┌────────

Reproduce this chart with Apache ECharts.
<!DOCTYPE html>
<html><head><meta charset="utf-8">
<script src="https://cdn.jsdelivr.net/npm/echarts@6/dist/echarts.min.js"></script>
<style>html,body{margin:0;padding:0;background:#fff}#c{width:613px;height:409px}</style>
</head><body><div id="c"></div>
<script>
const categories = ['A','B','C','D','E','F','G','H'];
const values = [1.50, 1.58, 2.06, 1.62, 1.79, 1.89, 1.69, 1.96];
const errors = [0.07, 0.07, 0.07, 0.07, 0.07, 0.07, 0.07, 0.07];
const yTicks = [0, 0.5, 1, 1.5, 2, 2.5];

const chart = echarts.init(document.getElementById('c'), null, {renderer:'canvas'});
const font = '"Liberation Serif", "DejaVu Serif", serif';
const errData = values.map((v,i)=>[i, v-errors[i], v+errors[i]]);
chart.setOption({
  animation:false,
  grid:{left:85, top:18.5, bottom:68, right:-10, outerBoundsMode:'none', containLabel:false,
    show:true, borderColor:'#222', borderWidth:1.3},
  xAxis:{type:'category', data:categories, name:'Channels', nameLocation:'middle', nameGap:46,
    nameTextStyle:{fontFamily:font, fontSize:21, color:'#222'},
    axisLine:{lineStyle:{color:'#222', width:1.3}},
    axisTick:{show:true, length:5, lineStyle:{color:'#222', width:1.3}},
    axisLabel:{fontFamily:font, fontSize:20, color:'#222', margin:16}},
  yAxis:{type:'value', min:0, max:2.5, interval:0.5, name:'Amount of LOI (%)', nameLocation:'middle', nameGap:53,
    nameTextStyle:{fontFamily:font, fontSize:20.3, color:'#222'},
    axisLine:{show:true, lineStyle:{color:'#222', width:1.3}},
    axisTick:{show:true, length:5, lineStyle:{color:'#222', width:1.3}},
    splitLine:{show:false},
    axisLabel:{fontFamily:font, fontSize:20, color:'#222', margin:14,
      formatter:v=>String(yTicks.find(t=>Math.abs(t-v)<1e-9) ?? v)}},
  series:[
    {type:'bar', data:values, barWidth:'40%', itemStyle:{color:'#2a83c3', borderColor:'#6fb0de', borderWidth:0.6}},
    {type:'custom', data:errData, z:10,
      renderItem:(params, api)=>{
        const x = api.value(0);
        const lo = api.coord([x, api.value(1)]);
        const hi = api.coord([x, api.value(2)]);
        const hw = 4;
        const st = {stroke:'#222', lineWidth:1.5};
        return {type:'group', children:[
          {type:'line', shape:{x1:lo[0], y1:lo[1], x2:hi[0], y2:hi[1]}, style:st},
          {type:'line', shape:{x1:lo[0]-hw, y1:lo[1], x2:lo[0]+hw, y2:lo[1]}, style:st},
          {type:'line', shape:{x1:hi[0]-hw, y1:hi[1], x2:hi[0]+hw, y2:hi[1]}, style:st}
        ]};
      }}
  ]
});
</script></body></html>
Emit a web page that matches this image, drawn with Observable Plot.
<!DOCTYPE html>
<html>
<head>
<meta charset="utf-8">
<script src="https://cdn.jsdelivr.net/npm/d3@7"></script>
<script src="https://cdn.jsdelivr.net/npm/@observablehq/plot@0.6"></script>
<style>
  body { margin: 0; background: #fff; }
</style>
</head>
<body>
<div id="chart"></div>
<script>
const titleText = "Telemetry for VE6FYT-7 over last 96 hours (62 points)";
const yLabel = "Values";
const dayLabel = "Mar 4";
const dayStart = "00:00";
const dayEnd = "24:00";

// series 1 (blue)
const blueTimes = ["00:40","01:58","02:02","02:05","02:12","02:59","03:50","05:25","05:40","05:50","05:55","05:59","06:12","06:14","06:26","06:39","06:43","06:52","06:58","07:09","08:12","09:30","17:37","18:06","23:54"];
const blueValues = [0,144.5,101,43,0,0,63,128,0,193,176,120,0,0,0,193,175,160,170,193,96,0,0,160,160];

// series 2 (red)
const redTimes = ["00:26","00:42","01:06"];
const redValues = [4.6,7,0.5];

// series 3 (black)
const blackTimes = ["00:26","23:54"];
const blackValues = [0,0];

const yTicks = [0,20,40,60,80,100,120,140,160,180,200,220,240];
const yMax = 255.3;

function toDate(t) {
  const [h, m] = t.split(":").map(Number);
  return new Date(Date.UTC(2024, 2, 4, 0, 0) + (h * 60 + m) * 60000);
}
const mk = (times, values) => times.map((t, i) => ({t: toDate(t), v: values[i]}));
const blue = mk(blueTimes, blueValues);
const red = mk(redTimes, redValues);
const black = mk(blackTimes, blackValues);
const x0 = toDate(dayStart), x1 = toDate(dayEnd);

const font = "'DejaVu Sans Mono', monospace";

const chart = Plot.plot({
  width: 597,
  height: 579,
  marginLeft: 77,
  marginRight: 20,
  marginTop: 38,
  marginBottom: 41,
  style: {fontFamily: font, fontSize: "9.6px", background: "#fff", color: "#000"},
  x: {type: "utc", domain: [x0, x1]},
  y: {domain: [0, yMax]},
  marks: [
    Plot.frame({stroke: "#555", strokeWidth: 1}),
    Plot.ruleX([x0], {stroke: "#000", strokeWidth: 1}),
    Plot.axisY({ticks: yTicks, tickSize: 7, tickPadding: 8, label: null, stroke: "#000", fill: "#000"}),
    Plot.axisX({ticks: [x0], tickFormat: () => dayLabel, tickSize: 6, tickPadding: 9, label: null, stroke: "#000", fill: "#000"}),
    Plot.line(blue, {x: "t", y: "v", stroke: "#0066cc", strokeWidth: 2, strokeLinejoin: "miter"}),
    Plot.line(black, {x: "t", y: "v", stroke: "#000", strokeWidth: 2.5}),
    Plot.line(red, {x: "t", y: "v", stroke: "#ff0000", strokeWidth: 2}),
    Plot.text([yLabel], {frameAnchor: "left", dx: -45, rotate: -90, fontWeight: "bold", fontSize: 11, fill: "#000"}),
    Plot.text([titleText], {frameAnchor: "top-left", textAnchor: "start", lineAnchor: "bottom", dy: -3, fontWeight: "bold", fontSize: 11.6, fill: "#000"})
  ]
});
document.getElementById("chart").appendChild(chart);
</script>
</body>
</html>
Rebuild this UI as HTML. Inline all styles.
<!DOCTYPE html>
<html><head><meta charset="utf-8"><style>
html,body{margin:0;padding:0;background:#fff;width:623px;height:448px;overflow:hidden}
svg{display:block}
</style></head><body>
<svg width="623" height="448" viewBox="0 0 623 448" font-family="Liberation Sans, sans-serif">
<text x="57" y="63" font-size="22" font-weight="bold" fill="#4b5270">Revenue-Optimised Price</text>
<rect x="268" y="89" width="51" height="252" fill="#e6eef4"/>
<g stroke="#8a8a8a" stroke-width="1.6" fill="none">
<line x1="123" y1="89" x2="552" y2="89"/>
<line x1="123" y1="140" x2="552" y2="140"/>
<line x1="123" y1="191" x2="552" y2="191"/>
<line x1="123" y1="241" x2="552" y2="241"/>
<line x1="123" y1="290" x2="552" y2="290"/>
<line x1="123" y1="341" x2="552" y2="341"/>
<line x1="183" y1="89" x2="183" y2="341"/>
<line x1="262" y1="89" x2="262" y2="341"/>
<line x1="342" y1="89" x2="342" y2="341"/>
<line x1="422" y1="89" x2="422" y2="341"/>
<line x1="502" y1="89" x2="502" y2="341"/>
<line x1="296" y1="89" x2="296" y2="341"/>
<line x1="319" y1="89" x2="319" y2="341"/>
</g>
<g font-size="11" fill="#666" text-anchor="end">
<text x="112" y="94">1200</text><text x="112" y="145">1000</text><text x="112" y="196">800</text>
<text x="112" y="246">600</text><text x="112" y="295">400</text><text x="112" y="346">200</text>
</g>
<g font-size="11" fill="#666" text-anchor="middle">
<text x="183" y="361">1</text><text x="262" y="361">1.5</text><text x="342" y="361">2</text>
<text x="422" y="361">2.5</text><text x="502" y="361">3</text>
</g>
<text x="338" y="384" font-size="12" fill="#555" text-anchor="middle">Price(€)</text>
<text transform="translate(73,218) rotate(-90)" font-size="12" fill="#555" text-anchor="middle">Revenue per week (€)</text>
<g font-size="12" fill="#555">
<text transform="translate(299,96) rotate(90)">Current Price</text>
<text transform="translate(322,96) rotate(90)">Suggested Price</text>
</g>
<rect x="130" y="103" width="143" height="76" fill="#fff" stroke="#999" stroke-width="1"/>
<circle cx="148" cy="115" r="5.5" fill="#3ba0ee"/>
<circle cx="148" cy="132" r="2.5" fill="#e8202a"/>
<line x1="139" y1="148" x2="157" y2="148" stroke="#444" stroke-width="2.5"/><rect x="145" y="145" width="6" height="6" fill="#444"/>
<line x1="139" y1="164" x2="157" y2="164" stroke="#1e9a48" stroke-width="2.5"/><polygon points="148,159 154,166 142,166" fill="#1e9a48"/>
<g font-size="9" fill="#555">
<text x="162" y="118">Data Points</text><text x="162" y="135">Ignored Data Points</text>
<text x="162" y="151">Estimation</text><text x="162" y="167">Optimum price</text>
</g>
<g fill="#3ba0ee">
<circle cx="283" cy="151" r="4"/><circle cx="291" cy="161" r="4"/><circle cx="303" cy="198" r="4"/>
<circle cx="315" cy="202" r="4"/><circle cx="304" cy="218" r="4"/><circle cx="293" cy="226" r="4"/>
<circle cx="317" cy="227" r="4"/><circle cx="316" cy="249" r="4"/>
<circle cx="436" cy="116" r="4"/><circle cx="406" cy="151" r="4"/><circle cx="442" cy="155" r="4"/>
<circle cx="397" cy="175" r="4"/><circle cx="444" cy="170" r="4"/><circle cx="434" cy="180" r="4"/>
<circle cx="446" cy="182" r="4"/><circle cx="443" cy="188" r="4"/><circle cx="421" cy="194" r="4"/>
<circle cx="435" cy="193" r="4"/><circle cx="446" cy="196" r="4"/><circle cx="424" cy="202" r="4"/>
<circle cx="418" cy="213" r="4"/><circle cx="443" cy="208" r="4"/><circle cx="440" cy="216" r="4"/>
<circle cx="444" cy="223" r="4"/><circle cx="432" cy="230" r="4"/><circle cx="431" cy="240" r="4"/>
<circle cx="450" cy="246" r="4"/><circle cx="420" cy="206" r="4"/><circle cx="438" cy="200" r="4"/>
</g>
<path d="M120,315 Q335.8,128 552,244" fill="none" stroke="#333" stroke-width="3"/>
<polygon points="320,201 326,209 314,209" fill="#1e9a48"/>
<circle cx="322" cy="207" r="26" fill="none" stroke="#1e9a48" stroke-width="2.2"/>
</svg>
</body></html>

└────────
┌────────

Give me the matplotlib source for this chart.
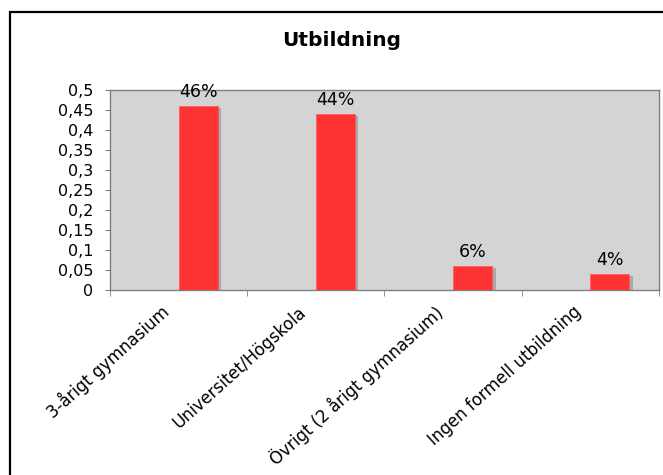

└────────
┌────────

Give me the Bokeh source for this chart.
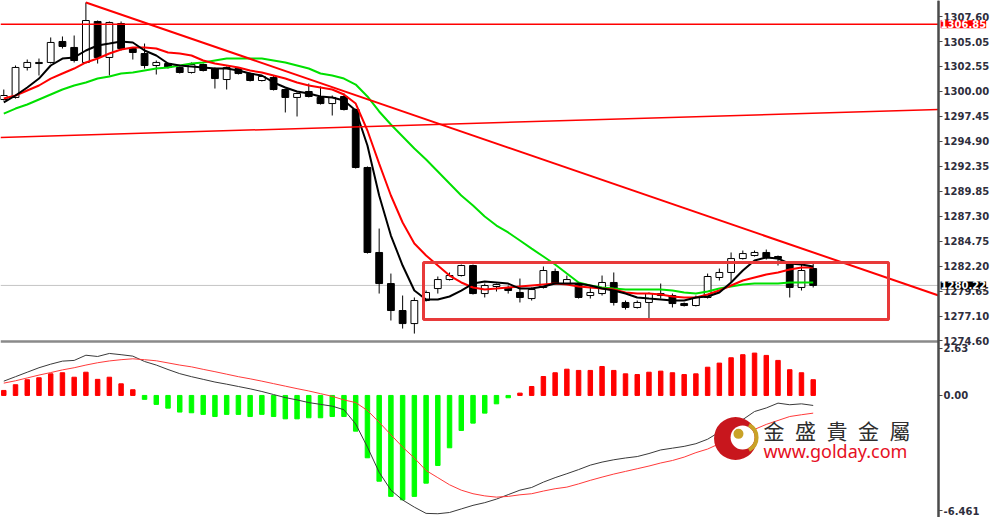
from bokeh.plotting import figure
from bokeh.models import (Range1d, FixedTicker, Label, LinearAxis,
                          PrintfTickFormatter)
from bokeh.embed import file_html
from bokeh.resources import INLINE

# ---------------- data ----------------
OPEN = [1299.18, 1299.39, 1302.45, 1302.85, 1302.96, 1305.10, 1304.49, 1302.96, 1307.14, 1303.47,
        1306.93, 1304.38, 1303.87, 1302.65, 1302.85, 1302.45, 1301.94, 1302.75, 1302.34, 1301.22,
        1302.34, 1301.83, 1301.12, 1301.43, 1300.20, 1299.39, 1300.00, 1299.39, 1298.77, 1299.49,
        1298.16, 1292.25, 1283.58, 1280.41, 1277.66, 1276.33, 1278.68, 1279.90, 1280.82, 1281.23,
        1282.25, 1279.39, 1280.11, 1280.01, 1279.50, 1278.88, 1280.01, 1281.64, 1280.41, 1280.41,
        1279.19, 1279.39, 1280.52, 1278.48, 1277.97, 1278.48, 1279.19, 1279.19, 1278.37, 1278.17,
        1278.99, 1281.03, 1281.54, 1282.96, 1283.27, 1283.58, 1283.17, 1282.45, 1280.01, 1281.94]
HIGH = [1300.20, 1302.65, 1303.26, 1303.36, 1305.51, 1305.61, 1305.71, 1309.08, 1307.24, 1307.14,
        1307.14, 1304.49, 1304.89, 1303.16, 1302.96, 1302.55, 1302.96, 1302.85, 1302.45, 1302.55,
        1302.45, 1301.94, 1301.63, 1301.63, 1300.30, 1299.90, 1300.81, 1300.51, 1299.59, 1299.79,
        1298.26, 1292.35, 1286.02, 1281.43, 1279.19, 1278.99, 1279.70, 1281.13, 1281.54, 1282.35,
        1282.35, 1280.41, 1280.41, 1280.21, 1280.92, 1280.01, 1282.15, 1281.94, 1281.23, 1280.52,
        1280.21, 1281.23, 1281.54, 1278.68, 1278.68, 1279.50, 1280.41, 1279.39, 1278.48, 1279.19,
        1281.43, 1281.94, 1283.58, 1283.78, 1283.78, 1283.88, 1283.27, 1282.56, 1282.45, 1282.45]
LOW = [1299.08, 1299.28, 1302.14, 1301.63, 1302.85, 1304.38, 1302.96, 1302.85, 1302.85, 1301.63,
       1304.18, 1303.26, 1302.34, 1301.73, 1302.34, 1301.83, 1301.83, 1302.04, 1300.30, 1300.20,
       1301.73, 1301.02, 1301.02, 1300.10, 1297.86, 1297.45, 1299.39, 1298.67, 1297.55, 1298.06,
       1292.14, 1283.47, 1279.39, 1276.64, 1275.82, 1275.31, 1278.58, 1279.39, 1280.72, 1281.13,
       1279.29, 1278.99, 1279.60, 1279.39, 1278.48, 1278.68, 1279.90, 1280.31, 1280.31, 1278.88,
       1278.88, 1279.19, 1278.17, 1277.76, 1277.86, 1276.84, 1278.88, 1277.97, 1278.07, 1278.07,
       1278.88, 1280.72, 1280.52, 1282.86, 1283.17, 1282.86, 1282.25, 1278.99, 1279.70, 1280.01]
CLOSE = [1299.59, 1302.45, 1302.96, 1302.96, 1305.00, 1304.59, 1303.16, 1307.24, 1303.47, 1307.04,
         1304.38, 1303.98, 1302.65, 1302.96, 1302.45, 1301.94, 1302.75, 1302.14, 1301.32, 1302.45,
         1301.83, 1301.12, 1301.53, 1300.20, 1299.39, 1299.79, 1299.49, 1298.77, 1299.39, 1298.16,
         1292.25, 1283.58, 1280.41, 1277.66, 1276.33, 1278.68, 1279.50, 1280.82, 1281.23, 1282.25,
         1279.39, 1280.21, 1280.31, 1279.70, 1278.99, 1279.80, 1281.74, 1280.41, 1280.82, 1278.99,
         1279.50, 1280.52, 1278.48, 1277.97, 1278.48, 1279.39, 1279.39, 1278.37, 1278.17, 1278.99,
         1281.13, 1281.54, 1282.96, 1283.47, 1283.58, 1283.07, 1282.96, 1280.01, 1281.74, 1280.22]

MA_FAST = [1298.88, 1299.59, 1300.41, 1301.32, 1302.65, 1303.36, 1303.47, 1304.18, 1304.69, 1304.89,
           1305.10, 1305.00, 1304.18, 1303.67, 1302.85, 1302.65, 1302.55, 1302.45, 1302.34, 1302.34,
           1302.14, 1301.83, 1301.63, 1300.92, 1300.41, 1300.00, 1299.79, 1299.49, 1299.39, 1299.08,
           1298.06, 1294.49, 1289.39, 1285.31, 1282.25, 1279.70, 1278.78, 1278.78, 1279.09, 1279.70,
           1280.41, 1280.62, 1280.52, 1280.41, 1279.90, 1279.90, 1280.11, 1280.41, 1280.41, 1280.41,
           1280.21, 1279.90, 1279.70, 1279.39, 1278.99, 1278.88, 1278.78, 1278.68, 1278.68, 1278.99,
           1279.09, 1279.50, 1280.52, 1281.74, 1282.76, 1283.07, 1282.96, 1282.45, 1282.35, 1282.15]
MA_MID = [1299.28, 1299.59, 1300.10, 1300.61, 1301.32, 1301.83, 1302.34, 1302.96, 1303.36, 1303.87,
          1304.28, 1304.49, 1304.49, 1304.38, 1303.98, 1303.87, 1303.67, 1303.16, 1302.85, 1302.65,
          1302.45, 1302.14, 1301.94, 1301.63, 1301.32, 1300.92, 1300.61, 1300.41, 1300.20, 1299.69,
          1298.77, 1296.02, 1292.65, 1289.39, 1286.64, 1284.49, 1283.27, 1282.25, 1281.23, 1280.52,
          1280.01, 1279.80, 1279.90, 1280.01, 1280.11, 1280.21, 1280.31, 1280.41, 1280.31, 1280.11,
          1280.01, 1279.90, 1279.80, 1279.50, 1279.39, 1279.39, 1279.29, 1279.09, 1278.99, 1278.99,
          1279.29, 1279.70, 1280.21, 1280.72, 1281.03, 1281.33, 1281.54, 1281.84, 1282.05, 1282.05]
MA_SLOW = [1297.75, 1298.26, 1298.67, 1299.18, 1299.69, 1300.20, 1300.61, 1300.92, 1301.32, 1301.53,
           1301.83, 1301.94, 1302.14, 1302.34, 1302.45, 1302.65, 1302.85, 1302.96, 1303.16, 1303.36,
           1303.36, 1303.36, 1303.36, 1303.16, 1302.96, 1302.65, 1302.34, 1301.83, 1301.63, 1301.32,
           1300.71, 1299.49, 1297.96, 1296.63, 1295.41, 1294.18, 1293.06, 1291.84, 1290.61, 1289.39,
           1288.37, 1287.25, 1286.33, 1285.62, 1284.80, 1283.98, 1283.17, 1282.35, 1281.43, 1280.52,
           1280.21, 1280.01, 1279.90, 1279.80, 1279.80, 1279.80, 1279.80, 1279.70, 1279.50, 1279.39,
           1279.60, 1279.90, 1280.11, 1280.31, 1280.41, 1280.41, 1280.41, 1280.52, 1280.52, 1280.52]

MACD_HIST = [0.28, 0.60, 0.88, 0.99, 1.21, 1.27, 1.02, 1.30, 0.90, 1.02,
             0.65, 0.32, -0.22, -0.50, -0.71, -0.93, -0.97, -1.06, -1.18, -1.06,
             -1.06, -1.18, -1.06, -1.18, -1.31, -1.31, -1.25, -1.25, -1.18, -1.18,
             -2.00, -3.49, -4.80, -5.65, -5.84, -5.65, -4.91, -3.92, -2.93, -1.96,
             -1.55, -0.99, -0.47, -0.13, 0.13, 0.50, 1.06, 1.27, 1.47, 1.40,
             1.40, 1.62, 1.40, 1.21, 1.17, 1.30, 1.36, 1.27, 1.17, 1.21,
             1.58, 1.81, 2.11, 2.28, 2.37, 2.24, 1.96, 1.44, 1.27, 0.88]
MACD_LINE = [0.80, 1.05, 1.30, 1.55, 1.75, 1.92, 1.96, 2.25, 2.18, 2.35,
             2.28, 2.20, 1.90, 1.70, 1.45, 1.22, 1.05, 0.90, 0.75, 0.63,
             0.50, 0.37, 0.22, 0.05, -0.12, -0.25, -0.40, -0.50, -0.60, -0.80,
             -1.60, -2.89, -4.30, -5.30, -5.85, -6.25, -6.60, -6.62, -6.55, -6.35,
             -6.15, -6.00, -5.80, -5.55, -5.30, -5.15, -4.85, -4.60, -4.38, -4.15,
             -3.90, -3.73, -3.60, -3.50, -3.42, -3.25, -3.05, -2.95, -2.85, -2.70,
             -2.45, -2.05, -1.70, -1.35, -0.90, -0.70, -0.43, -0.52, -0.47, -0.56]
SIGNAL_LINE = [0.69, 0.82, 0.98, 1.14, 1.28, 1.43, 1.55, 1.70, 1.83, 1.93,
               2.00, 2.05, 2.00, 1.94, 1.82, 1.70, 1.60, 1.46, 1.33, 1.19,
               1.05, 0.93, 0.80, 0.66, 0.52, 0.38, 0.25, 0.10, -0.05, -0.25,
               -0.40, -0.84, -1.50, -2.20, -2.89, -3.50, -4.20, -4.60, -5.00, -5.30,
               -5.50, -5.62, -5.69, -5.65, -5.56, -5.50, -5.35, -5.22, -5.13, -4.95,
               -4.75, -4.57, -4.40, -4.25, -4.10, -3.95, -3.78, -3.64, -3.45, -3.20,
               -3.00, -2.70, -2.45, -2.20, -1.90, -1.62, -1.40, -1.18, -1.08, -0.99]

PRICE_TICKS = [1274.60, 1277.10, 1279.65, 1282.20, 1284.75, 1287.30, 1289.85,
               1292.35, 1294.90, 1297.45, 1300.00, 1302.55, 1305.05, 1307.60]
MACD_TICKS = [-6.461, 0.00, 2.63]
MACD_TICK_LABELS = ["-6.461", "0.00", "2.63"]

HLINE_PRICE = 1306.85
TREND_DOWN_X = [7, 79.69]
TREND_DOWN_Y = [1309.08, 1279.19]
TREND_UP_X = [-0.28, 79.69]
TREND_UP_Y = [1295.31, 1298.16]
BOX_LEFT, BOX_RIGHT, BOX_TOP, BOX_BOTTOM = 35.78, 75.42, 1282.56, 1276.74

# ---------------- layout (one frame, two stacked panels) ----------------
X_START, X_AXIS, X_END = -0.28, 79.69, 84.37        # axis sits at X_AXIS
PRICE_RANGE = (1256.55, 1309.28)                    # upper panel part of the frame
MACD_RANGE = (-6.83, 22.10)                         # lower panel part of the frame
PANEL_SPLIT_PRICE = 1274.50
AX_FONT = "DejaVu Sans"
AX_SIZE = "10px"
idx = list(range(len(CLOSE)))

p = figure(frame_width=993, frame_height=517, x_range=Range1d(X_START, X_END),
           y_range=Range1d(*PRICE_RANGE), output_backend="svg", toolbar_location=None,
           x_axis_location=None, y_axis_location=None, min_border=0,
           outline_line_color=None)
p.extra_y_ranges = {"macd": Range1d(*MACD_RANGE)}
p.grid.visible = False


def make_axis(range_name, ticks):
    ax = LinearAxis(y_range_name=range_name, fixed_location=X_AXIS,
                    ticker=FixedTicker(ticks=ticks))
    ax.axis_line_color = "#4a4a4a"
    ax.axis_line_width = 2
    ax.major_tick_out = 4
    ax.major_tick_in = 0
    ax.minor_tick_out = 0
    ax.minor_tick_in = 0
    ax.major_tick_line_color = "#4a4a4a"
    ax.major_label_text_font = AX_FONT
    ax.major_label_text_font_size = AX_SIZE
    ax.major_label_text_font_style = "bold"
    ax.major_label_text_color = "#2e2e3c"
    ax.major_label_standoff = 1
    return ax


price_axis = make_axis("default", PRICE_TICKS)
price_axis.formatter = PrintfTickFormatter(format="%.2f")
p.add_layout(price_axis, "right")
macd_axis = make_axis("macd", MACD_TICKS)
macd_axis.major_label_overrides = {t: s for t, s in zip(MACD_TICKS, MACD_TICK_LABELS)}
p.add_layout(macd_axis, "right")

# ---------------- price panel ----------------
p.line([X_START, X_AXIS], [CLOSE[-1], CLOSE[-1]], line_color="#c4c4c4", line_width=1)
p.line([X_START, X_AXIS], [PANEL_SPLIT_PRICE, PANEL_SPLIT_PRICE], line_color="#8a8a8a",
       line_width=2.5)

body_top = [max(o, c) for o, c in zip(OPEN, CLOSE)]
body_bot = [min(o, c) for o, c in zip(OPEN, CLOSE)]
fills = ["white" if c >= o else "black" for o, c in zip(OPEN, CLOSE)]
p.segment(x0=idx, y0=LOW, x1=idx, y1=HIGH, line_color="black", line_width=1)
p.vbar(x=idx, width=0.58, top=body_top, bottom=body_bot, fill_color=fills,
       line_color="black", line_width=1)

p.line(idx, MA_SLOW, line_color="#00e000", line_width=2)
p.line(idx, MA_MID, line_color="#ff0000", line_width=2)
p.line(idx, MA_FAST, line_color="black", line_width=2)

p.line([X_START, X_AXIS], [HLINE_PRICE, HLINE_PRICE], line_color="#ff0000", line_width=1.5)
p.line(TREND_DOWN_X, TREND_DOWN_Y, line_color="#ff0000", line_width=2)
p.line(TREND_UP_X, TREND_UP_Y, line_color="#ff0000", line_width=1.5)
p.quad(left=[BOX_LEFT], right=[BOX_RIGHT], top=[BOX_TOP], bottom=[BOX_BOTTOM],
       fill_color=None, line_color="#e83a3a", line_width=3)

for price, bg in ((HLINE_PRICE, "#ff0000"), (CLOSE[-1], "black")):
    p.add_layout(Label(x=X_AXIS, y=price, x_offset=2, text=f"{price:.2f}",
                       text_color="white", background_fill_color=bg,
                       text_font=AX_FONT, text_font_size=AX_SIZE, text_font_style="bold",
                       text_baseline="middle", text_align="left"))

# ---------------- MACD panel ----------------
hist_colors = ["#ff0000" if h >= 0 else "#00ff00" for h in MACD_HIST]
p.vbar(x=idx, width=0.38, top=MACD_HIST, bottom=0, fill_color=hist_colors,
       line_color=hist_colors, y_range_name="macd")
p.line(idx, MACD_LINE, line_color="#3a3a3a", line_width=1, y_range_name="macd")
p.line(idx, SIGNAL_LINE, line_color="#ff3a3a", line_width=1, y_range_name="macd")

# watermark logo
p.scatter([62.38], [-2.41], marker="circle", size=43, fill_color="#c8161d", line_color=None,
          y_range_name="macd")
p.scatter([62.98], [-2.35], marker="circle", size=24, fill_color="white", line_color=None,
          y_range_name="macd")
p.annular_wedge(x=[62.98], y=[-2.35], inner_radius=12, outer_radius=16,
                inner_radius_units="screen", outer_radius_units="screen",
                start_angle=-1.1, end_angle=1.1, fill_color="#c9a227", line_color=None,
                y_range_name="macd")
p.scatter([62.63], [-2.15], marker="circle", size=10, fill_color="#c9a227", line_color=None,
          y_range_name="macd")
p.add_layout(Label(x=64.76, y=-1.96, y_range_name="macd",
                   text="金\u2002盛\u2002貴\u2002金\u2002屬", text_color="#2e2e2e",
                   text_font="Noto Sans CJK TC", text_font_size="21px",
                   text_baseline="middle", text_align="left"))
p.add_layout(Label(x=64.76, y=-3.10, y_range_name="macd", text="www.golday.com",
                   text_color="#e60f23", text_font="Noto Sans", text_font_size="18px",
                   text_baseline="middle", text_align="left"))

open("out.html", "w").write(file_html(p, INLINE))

└────────

# Problem to solve
Using the entries above, repeat exactly the lines from the one with "Give me the Bokeh source for this chart." to the one with "from bokeh.resources import INLINE", both included, and leave the pictures behind.

# Output of the task
Give me the Bokeh source for this chart.
from bokeh.plotting import figure
from bokeh.models import (Range1d, FixedTicker, Label, LinearAxis,
                          PrintfTickFormatter)
from bokeh.embed import file_html
from bokeh.resources import INLINE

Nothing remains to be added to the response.